Rebels cut off the road, referred to as the Desert Road, on Thursday. The army had been using it as its main supply route to Aleppo province, large swathes of which are under insurgent control. Last March, the army’s command had announced “the return of safety and security” to villages located on the road.
Saturday’s violence comes a day after at least 95 people were killed across Syria, said the Observatory. Among them were 32 civilians, 45 rebels and 18 troops.
Meanwhile, Russia said on Saturday there was disagreement over who should represent the opposition in a Syrian peace process. The revelation came only days after Moscow and Washington announced a joint effort to bring government and rebels to an international conference.

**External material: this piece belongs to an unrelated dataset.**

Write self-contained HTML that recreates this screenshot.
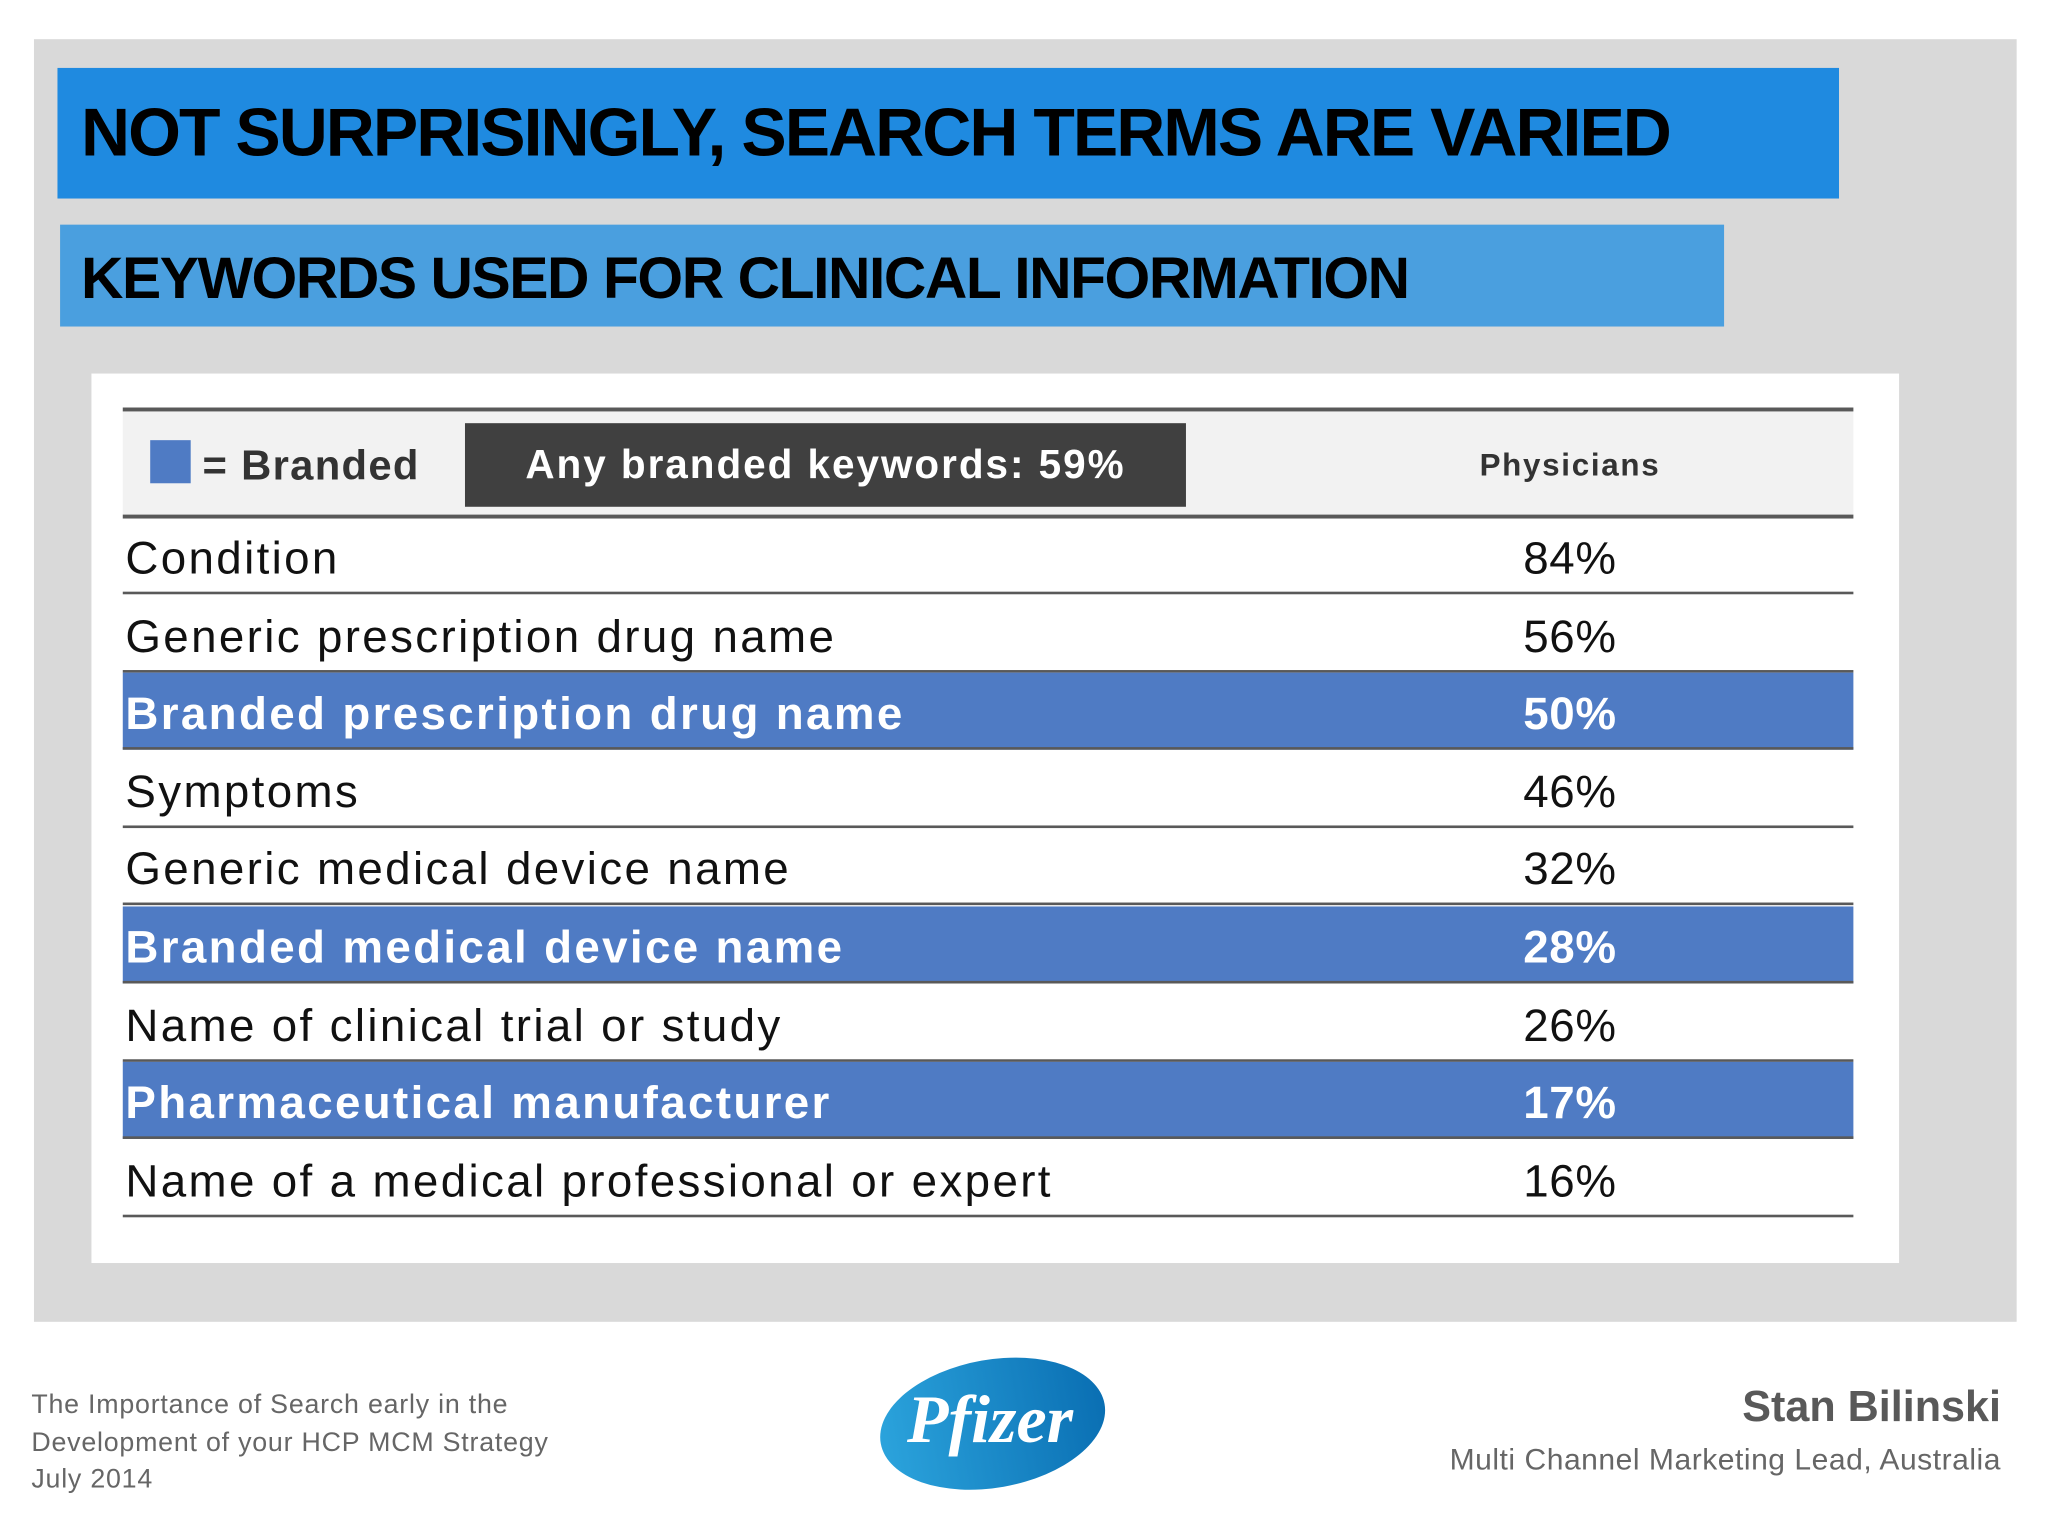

The dispute bodes ill for a civil war in which more than 70,000 people, mostly civilians, have died, and that has left foreign powers looking increasingly helpless.
A senior Kremlin official who attended talks on Friday between President Vladimir Putin and David Cameron, the British prime minister, said it would be impossible to meet a target of holding the conference by the end of May. John Kerry, the US secretary of state, and Sergei Lavrov, his Russian counterpart, tried to free a two-year diplomatic logjam on Tuesday by saying they would seek to organise a conference, ideally this month.
The Russian official said there was broad agreement that the situation in Syria was dire. “Beyond that there are very many differences: who can take part in this format, who is legitimate and who is not legitimate,” the state-run Itar-Tass agency quoted him as saying, on condition of anonymity.